Mounties on sleds get their man
In a quintessentially Canadian crime scene, Mounties in the Melville area turned to sleds for the hot pursuit of a cold suspect this week.
The incident began when the Melville/Ituna RCMP detachment received a complaint around 11 a.m. Monday of a theft of six cartons of cigarettes from a business in Ituna, about 160 kilometres northeast of Regina. A man had fled the scene on foot and ran into a nearby field.
But for an alternative mode of transportation, the Mounties might not have got their man.
“The snow was quite deep,” Const. Jamie Tait said in an interview Wednesday.
The detachments of Melville/Ituna and Broadview share two RCMP snowmobiles.
“It just so happened that we happened to have them at the time, and the need arose,” she said.
With an officer on each snowmobile and three other officers “on containment” — keeping watch in the area — a suspect was tracked across a field for some six kilometres before he was found and arrested.

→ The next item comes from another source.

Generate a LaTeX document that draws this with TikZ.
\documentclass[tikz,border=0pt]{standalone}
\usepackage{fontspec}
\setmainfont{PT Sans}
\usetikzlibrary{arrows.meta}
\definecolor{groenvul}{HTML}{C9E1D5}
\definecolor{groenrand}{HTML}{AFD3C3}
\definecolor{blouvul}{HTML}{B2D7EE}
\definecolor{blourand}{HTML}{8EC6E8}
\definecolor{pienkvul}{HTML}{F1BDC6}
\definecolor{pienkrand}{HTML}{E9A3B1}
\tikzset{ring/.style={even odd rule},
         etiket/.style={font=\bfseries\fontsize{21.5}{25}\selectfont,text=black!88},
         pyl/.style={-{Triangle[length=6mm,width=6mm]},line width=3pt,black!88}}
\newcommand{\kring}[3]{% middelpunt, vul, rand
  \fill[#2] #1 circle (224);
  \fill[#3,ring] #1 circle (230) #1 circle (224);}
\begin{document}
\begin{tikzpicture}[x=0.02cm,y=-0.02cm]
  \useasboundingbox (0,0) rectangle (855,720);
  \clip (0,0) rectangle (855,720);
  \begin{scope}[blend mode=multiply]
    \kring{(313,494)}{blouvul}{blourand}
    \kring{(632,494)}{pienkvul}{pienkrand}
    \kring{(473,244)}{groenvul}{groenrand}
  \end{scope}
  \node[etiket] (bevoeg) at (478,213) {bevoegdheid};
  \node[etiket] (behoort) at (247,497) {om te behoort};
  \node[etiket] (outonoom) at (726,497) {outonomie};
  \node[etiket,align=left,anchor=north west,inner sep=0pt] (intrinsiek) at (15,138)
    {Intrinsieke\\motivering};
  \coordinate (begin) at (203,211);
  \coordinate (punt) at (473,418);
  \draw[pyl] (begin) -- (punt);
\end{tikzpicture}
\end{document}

Once the sleds hit the field, the incident was brought to an end fairly quickly.
While the temperatures were mild that day, the suspect was still cold and exhausted from his getaway attempt, according to the RCMP.
“The most important part is that he was arrested without incident,” added Tait.

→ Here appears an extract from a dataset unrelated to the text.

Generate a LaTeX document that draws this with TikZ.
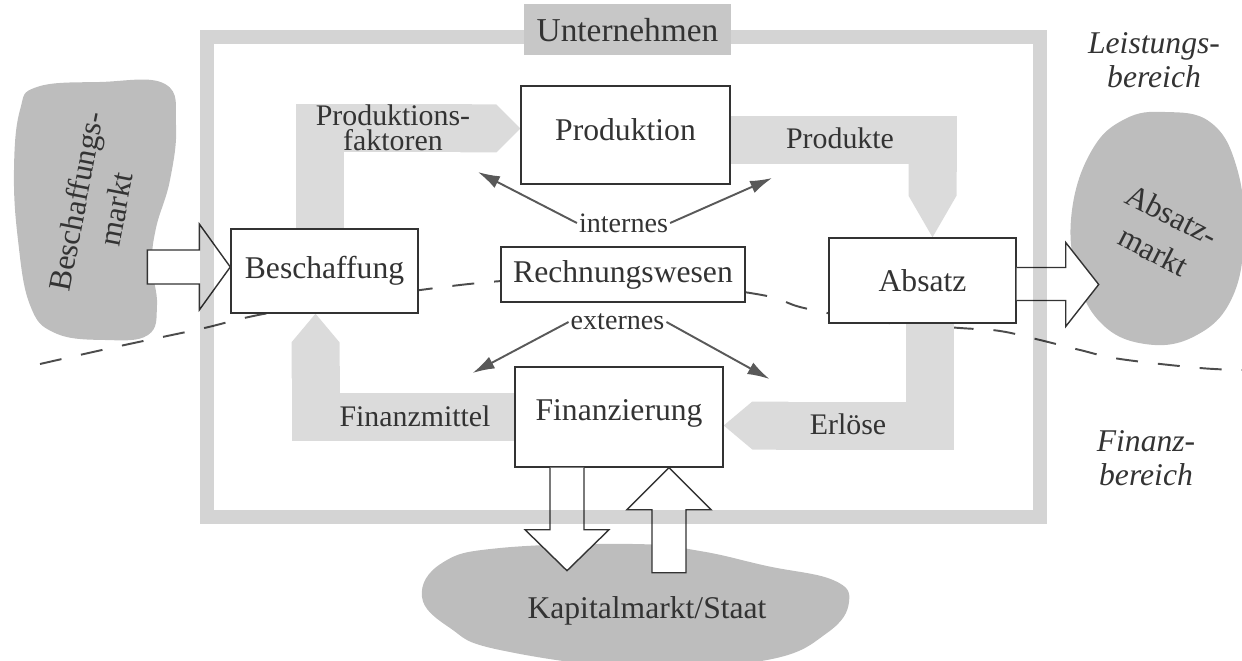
\documentclass[tikz,border=0pt]{standalone}
\usepackage{fontspec}
\setmainfont{Liberation Serif}
\usetikzlibrary{arrows.meta,backgrounds}

\begin{document}
\begin{tikzpicture}[
  x = 0.2mm, y = -0.2mm,
  every node/.style = {text=black!80},
  dept/.style = {draw=black!80, fill=white, line width=0.8pt, inner sep=0pt, font=\fontsize{18}{21}\selectfont},
  firmframe/.style = {draw=black!17, line width=2.8mm, minimum width=166.6mm, minimum height=96mm},
  firmtitle/.style = {fill=black!22, minimum width=41.4mm, minimum height=10.2mm, font=\fontsize{19}{22}\selectfont},
  flow/.style = {draw=black!14, line width=9.6mm},
  flowlabel/.style = {align=center, inner sep=0pt, font=\fontsize{17}{14}\selectfont},
  market/.style = {fill=black!26},
  marketlabel/.style = {align=center, font=\fontsize{18}{23}\selectfont},
  hollow/.style = {draw=black!80, fill=white, line width=0.8pt},
  pointer/.style = {draw=black!65, line width=1.1pt, -{Latex[length=4.4mm, width=2.6mm]}},
  small/.style = {inner sep=1pt, font=\fontsize{16}{19}\selectfont},
  divider/.style = {draw=black!70, line width=1.1pt, dash pattern=on 4.4mm off 4mm},
  area/.style = {align=center, font=\itshape\fontsize{18}{19}\selectfont},
  ]
  \useasboundingbox (0,0) rectangle (1242,661);

  \node[dept, minimum width=41.8mm, minimum height=19.6mm, text depth=2.2mm] (prod) at (625.5,135) {Produktion};
  \node[dept, minimum width=37.4mm, minimum height=16.8mm] (besch) at (324.5,271) {Beschaffung};
  \node[dept, minimum width=48.8mm, minimum height=11mm] (rech) at (623,274.5) {Rechnungswesen};
  \node[dept, minimum width=37.4mm, minimum height=17mm] (absatz) at (922.5,280.5) {Absatz};
  \node[dept, minimum width=41.6mm, minimum height=20mm, text depth=2.6mm] (finanz) at (619,417) {Finanzierung};

  \node[small] (intern) at (623.5,223) {internes};
  \node[small] (extern) at (617.5,322) {externes};

  \node[flowlabel] (pf) at (393,128) {Produktions-\\faktoren};
  \node[flowlabel] (pr) at (840,138) {Produkte};
  \node[flowlabel] (fm) at (415,416) {Finanzmittel};
  \node[flowlabel] (er) at (848,424) {Erlöse};

  \node[marketlabel, rotate=79] (bmarkt) at (96,205) {Beschaffungs-\\markt};
  \node[marketlabel, rotate=-27] (amarkt) at (1163,233) {Absatz-\\markt};
  \node[marketlabel] (kmarkt) at (647,611) {Kapitalmarkt/Staat};

  \node[area] (lb) at (1154,60) {Leistungs-\\bereich};
  \node[area] (fb) at (1146,458) {Finanz-\\bereich};

  \draw[hollow] ([yshift=0.8mm]besch.west) -- ++(-31,-43) -- ++(0,26) -- ++(-52,0) -- ++(0,34) -- ++(52,0) -- ++(0,26) -- cycle;
  \draw[hollow] ([yshift=2.6mm]absatz.east) -- ++(49,0) -- ++(0,-25) -- ++(33,42) -- ++(-33,42) -- ++(0,-26) -- ++(-49,0);
  \draw[hollow] ([xshift=-13.8mm]finanz.south) -- ++(0,62) -- ++(-25,0) -- ++(42,41) -- ++(42,-41) -- ++(-25,0) -- ++(0,-62);
  \draw[hollow] ([xshift=10mm]finanz.south) -- ++(42,42) -- ++(-25,0) -- ++(0,63) -- ++(-34,0) -- ++(0,-63) -- ++(-25,0) -- cycle;

  \draw[pointer] (intern.west) -- ++(-99,-51);
  \draw[pointer] (intern.east) -- ++(102,-45);
  \draw[pointer] (extern.west) -- ++(-96,51);
  \draw[pointer] (extern.east) -- ++(103,57);

  \begin{scope}[blend mode=multiply]
    \node[firmframe] (firm) at (623.5,277) {};
  \end{scope}
  \node[firmtitle] (firmname) at ([xshift=0.8mm]firm.north) {Unternehmen};

  \begin{scope}[on background layer]
    \fill[market] plot[smooth cycle, tension=0.7] coordinates {(37,87) (100,82) (165,84) (176,125) (170,180) (156,228) (152,265) (157,305) (148,335) (105,340) (55,333) (30,305) (18,240) (14,170) (20,110)};
    \fill[market] plot[smooth cycle, tension=0.7] coordinates {(1165,112) (1210,122) (1236,165) (1244,232) (1232,298) (1195,336) (1145,344) (1100,322) (1076,272) (1072,210) (1092,150) (1125,119)};
    \fill[market] plot[smooth cycle, tension=0.7] coordinates {(422,597) (442,563) (500,548) (633,544) (700,551) (767,566) (833,580) (849,602) (827,633) (767,660) (640,668) (500,650) (450,628)};
    \draw[divider] plot[smooth, tension=0.6] coordinates {(40,364) (120,346) (200,329) (280,311) (460,285) (560,279) (660,282) (762,295) (804,308) (880,322) (960,328) (1000,331) (1040,340) (1080,350) (1120,359) (1200,368) (1244,370)};
    \draw[flow, -{Triangle Cap[cap angle=90]}] ([xshift=-1mm]besch.north) |- ([yshift=1.3mm]prod.west);
    \draw[flow, -{Triangle Cap[cap angle=60]}] ([yshift=-1mm]prod.east) -| ([xshift=2mm]absatz.north);
    \draw[flow, -{Triangle Cap[cap angle=80]}] ([xshift=1.5mm]absatz.south) |- ([yshift=-1.7mm]finanz.east);
    \draw[flow, -{Triangle Cap[cap angle=80]}] (finanz.west) -| ([xshift=-1.8mm]besch.south);
  \end{scope}
\end{tikzpicture}
\end{document}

A 35-year-old man was charged with theft and breach of an undertaking.
The two sleds used in the snowspeed chase are part of F-Division’s fleet of snowmobiles, the number of which wasn’t available Wednesday. RCMP members must take additional training in order to operate them, but the chance to put it to use in the field of duty in this sort of situation isn’t common.

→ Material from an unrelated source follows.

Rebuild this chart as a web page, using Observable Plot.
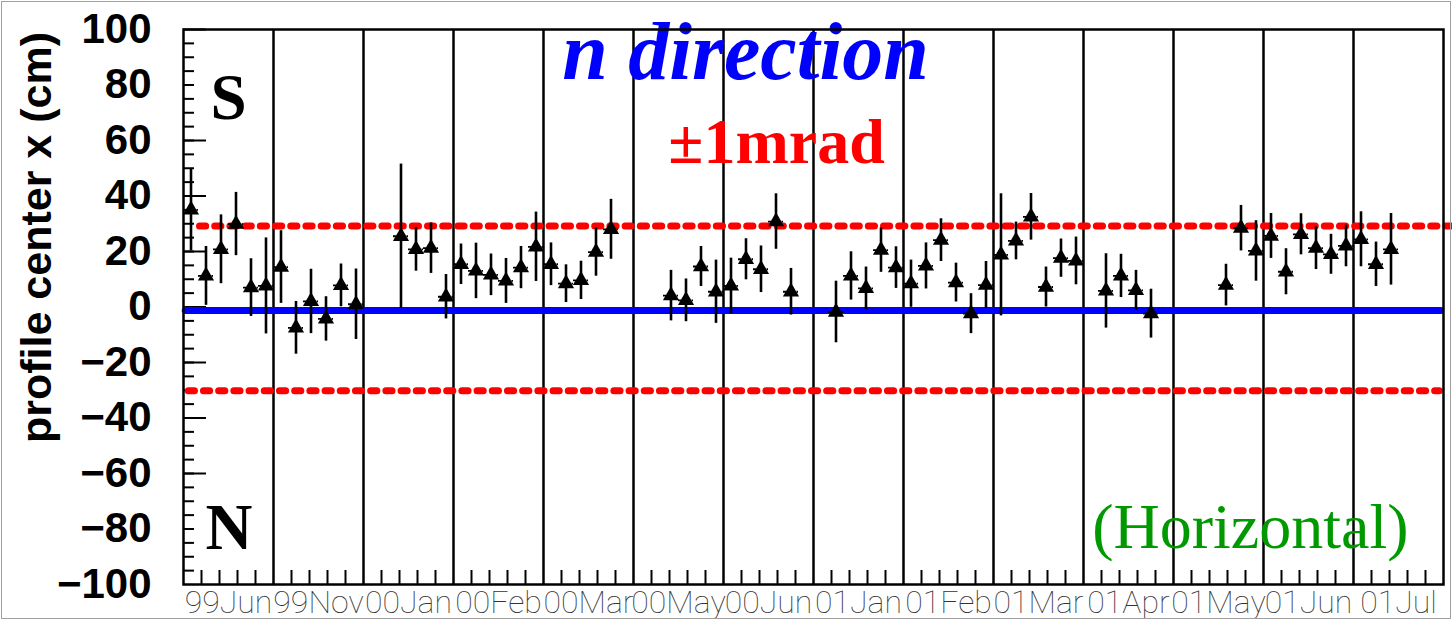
<!DOCTYPE html>
<html>
<head>
<meta charset="utf-8">
<script src="https://cdn.jsdelivr.net/npm/d3@7"></script>
<script src="https://cdn.jsdelivr.net/npm/@observablehq/plot@0.6"></script>
<style>
  html, body { margin: 0; padding: 0; background: #fff; }
  #chart svg { display: block; outline: 1px solid #a0a0a0; outline-offset: -2px; }
</style>
</head>
<body>
<div id="chart"></div>
<script>
// Run periods along the horizontal axis (6 measurement slots per period)
const periods = ["99Jun", "99Nov", "00Jan", "00Feb", "00Mar", "00May", "00Jun",
                 "01Jan", "01Feb", "01Mar", "01Apr", "01May", "01Jun", "01Jul"];
const slotsPerPeriod = 6;

// Profile centre measurements: slot index, value (cm), error (cm)
const slots = [0, 1, 2, 3, 4, 5, 6, 7, 8, 9, 10, 11,
               14, 15, 16, 17, 18, 19, 20, 21, 22, 23,
               24, 25, 26, 27, 28, 32, 33, 34, 35,
               36, 37, 38, 39, 40, 43, 44, 45, 46, 47,
               48, 49, 50, 51, 52, 53, 54, 55, 56, 57, 58, 59,
               61, 62, 63, 64, 69, 70, 71,
               72, 73, 74, 75, 76, 77, 78, 79, 80];
const centers = [35.0, 11.2, 20.8, 29.9, 7.0, 7.6, 14.4, -7.5, 2.0, -4.3, 7.8, 1.0,
                 25.5, 20.8, 21.2, 3.7, 15.4, 13.0, 11.6, 9.4, 14.2, 21.7,
                 15.4, 8.4, 9.6, 19.8, 28.0, 4.1, 2.4, 14.6, 5.5,
                 7.6, 17.2, 13.6, 30.8, 5.5, -1.8, 11.2, 6.7, 20.5, 14.2,
                 8.4, 14.8, 24.1, 8.8, -2.4, 7.9, 18.8, 23.8, 32.5, 7.2, 17.6, 16.6,
                 5.8, 11.2, 6.0, -2.4, 7.9, 28.4, 20.2,
                 25.6, 12.7, 26.2, 21.2, 19.0, 22.0, 24.4, 15.4, 20.8];
const errors = [14.8, 10.6, 12.4, 11.4, 10.4, 17.3, 13.1, 9.5, 11.6, 8.0, 7.7, 12.7,
                26.0, 7.9, 9.1, 8.0, 7.3, 10.0, 7.5, 8.1, 7.6, 12.5,
                7.7, 6.8, 6.9, 8.7, 10.8, 9.1, 7.7, 7.2, 11.4,
                10.0, 7.4, 8.4, 10.0, 8.4, 11.1, 8.7, 7.7, 8.0, 7.5,
                8.5, 8.3, 7.7, 7.0, 7.2, 8.5, 22.0, 6.8, 8.4, 7.2, 6.9, 8.6,
                13.4, 7.8, 7.2, 8.8, 7.5, 8.2, 10.9,
                8.1, 8.3, 7.4, 7.7, 7.2, 7.5, 9.9, 8.0, 12.9];

// Nominal beam line and the ±1 mrad limits
const nominal = [{y: -1.3, from: 0.15, to: 83.85}];
const limits = [{y: 29.2, from: 1.1, to: 84.6}, {y: -30.2, from: 0.35, to: 83.75}];

// Vertical axis ticks
const yLabels = d3.range(-100, 101, 20);
const yMajor = [-60, -40, -20, 0, 20, 40, 60, 100];
const yMinor = d3.range(-95, 100, 5);

const points = slots.map((s, i) => ({slot: s, value: centers[i], err: errors[i]}));
const nSlots = periods.length * slotsPerPeriod;
const periodEdges = d3.range(1, periods.length).map(i => i * slotsPerPeriod);
const periodMid = periods.map((p, i) => i * slotsPerPeriod + slotsPerPeriod / 2);
const xMinor = periods.flatMap((p, i) => [1, 2, 3, 4].map(k => i * slotsPerPeriod + k * slotsPerPeriod / 5));

const W = 1452, H = 620;
const mL = 183, mR = 9, mT = 29, mB = 36;
const fw = W - mL - mR, fh = H - mT - mB;

const serif = "'Liberation Serif', 'DejaVu Serif', serif";
const sans = "'Liberation Sans', Arial, sans-serif";

const note = (txt, o) => Plot.text([txt], {text: d => d, frameAnchor: "top-left", lineAnchor: "middle", ...o});

const chart = Plot.plot({
  width: W,
  height: H,
  marginLeft: mL,
  marginRight: mR,
  marginTop: mT,
  marginBottom: mB,
  style: {fontFamily: sans, background: "#fff", overflow: "visible"},
  x: {domain: [0, nSlots]},
  y: {domain: [-100, 100]},
  marks: [
    // period separators
    Plot.ruleX(periodEdges, {stroke: "#000", strokeWidth: 2.5}),
    // minor ticks along the bottom
    Plot.ruleX(xMinor, {stroke: "#000", strokeWidth: 2, insetTop: fh - 14}),
    // ticks along the left side
    Plot.ruleY(yMinor, {stroke: "#000", strokeWidth: 2, insetRight: fw - 11}),
    Plot.ruleY(yMajor, {stroke: "#000", strokeWidth: 2, insetRight: fw - 23}),
    // ±1 mrad limits (rounded dashes)
    Plot.ruleY(limits, {y: "y", x1: "from", x2: "to", stroke: "#ff0000", strokeWidth: 7,
      strokeDasharray: "6.2,9", strokeLinecap: "round", clip: false, ariaLabel: "limit"}),
    // nominal line
    Plot.ruleY(nominal, {y: "y", x1: "from", x2: "to", stroke: "#0000ff", strokeWidth: 7,
      strokeLinecap: "round", ariaLabel: "nominal"}),
    // error bars
    Plot.ruleX(points, {x: d => d.slot + 0.5, y1: d => d.value - d.err, y2: d => d.value + d.err,
      stroke: "#000", strokeWidth: 2.6}),
    // slot width markers
    Plot.ruleY(points, {y: "value", x1: "slot", x2: d => d.slot + 1, stroke: "#000",
      strokeWidth: 1.8, strokeDasharray: "3,1.5"}),
    Plot.dot(points, {x: d => d.slot + 0.5, y: "value", symbol: "triangle", r: 6, fill: "#000", stroke: "none"}),
    // annotations
    note("n direction", {dx: 562, dy: 22.8, textAnchor: "middle", fontSize: 82, fontFamily: serif,
      fontWeight: "bold", fontStyle: "italic", fill: "#0000ff"}),
    note("±1mrad", {dx: 593, dy: 113.5, textAnchor: "middle", fontSize: 64, fontFamily: serif,
      fontWeight: "bold", fill: "#ff0000"}),
    note("S", {dx: 27, dy: 68.2, textAnchor: "start", fontSize: 65, fontFamily: serif,
      fontWeight: "bold", fill: "#000"}),
    note("N", {dx: 22, dy: 498.2, textAnchor: "start", fontSize: 65, fontFamily: serif,
      fontWeight: "bold", fill: "#000"}),
    note("(Horizontal)", {dx: 1225, dy: 498.5, textAnchor: "end", fontSize: 64, fontFamily: serif,
      fill: "#009900"}),
    Plot.text(["profile center x (cm)"], {text: d => d, frameAnchor: "left", lineAnchor: "middle",
      rotate: -90, dx: -146, dy: -69.5, textAnchor: "middle", fontSize: 43, fontFamily: sans,
      fontWeight: "bold", fill: "#000"}),
    Plot.frame({stroke: "#000", strokeWidth: 2.5}),
    // axes
    Plot.axisY(yLabels, {tickSize: 0, tickPadding: 32, label: null, fontSize: 42, fontWeight: "bold",
      fontFamily: sans, fill: "#000"}),
    Plot.axisX(periodMid, {tickSize: 0, tickPadding: 6, label: null, fontSize: 32, fontWeight: 100,
      fontFamily: "Roboto, 'DejaVu Sans', sans-serif", fill: "#333", letterSpacing: 2.2,
      tickFormat: d => periods[(d - slotsPerPeriod / 2) / slotsPerPeriod]})
  ]
});

// make sure the limit and nominal lines get rounded ends
d3.select(chart).selectAll('g[aria-label="limit"], g[aria-label="nominal"]')
  .attr("stroke-linecap", "round");
d3.select(chart).selectAll('g[aria-label="limit"] line').attr("stroke-linecap", "round");

document.getElementById("chart").appendChild(chart);
</script>
</body>
</html>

“It’s something that doesn’t happen very often, but the need arose and we seized the opportunity,” said Tait.
According to RCMP spokeswoman Mandy Maier, RCMP snowmobiles are more commonly used for searching for impaired snowmobilers, patrolling snowmobile trails, conducting search and rescue in remote areas, responding to snowmobile collisions and attending snowmobile rallies to watch for impaired drivers and do community outreach.
Currently, F-Division — Saskatchewan — has 629 members with snowmobile training.
The force first began offering a snowmobile operators’ course in 1990 and revised it in 2006. “It’s a national training standard, so it’s the same across all the divisions,” Maier said.